• Material provided:
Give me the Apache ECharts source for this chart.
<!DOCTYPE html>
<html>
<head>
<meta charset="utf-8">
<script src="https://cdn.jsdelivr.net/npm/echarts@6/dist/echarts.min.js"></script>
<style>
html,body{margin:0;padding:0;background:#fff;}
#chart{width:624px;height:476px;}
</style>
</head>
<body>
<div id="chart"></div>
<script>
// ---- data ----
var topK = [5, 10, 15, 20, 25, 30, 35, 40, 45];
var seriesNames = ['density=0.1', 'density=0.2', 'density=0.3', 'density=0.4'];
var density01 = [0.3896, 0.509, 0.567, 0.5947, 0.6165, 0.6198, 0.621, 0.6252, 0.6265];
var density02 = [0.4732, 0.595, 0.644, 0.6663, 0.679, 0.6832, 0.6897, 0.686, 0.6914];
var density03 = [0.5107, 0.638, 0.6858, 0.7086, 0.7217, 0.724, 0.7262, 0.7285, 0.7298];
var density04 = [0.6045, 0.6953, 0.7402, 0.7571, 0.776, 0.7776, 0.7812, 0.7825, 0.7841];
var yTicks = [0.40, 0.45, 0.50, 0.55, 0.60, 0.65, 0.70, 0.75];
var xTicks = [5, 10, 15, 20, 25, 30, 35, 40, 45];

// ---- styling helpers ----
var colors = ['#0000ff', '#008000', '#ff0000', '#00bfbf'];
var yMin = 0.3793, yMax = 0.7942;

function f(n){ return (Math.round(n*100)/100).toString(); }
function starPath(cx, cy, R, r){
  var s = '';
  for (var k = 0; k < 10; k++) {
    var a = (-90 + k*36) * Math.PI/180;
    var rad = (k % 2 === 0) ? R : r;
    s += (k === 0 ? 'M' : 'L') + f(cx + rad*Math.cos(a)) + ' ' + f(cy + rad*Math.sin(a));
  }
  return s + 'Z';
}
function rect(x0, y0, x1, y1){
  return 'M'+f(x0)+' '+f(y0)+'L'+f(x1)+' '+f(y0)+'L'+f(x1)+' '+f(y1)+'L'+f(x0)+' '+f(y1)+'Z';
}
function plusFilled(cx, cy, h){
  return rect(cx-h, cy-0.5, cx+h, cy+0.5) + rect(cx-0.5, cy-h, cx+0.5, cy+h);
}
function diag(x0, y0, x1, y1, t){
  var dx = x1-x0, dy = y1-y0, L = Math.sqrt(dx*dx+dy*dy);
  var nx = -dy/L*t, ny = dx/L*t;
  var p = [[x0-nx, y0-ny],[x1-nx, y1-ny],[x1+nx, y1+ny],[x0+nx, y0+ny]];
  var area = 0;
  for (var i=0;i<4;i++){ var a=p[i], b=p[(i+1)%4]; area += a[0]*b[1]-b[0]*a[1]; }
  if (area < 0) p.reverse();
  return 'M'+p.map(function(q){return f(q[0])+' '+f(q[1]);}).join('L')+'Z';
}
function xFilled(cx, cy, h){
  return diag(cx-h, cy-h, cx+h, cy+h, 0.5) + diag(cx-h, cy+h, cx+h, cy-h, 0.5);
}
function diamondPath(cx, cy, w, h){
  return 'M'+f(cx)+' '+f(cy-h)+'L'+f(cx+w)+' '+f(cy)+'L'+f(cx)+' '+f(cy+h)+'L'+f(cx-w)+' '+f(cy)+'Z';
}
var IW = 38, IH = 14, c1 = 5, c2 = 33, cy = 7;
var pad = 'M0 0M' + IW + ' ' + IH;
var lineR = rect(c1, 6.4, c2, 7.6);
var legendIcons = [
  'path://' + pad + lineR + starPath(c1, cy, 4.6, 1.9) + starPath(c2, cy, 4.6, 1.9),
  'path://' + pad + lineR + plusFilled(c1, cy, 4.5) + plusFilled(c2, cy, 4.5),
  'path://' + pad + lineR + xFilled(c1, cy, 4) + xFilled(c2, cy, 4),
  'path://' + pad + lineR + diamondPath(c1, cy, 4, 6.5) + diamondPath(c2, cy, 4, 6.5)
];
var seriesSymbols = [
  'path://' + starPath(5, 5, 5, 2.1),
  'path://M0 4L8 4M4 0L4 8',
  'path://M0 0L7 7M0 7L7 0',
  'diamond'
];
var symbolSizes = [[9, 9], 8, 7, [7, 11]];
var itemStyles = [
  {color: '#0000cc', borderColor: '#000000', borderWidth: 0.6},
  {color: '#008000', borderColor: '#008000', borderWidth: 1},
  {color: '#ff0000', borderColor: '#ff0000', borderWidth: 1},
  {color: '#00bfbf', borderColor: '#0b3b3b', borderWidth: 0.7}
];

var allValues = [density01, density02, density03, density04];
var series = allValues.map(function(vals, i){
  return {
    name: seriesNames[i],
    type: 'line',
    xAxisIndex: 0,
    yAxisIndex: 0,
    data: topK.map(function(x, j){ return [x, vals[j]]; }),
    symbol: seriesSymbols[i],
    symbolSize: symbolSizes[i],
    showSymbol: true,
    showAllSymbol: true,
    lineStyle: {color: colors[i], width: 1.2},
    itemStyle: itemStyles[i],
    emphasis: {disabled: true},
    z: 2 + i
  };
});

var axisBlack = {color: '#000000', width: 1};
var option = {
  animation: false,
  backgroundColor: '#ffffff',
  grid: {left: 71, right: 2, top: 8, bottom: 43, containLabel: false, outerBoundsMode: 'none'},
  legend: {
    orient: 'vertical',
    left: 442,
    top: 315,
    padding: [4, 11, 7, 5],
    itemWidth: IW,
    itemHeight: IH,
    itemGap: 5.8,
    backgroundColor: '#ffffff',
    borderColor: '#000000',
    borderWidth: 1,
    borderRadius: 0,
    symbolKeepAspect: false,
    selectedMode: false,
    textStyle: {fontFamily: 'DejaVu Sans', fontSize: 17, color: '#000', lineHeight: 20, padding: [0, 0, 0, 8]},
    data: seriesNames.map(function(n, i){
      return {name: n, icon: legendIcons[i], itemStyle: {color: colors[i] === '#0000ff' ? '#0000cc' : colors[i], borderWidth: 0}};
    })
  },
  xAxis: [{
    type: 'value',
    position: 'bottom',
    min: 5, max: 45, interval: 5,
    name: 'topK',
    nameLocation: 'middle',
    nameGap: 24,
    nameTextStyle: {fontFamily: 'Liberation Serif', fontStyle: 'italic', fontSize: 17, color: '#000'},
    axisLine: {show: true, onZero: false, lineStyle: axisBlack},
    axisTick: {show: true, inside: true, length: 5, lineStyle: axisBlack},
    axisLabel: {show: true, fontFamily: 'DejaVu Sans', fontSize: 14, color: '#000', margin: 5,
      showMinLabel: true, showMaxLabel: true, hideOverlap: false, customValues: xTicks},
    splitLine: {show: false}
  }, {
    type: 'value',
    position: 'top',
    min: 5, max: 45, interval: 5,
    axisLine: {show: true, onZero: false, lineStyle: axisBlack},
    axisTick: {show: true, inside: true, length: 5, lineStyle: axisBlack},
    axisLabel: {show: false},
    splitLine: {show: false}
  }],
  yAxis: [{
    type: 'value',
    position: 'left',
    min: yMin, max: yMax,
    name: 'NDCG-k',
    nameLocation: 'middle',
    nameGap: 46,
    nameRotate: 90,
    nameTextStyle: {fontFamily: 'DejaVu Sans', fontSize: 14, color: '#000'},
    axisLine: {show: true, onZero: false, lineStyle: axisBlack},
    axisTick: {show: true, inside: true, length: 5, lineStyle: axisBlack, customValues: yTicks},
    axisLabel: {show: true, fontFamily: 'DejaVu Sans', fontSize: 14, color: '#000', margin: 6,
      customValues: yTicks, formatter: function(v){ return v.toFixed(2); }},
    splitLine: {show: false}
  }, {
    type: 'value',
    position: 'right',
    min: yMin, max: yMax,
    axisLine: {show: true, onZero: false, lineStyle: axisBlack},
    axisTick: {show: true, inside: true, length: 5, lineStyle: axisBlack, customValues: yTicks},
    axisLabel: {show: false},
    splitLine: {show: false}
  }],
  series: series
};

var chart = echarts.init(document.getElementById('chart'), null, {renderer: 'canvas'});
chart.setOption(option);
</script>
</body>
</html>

• Exercise requirements:
Look above and repeat, character for character, the lines from the first one to the line with "var yMin = 0.3793, yMax = 0.7942;", counting both.

• Response to the exercise:
Give me the Apache ECharts source for this chart.
<!DOCTYPE html>
<html>
<head>
<meta charset="utf-8">
<script src="https://cdn.jsdelivr.net/npm/echarts@6/dist/echarts.min.js"></script>
<style>
html,body{margin:0;padding:0;background:#fff;}
#chart{width:624px;height:476px;}
</style>
</head>
<body>
<div id="chart"></div>
<script>
// ---- data ----
var topK = [5, 10, 15, 20, 25, 30, 35, 40, 45];
var seriesNames = ['density=0.1', 'density=0.2', 'density=0.3', 'density=0.4'];
var density01 = [0.3896, 0.509, 0.567, 0.5947, 0.6165, 0.6198, 0.621, 0.6252, 0.6265];
var density02 = [0.4732, 0.595, 0.644, 0.6663, 0.679, 0.6832, 0.6897, 0.686, 0.6914];
var density03 = [0.5107, 0.638, 0.6858, 0.7086, 0.7217, 0.724, 0.7262, 0.7285, 0.7298];
var density04 = [0.6045, 0.6953, 0.7402, 0.7571, 0.776, 0.7776, 0.7812, 0.7825, 0.7841];
var yTicks = [0.40, 0.45, 0.50, 0.55, 0.60, 0.65, 0.70, 0.75];
var xTicks = [5, 10, 15, 20, 25, 30, 35, 40, 45];

// ---- styling helpers ----
var colors = ['#0000ff', '#008000', '#ff0000', '#00bfbf'];
var yMin = 0.3793, yMax = 0.7942;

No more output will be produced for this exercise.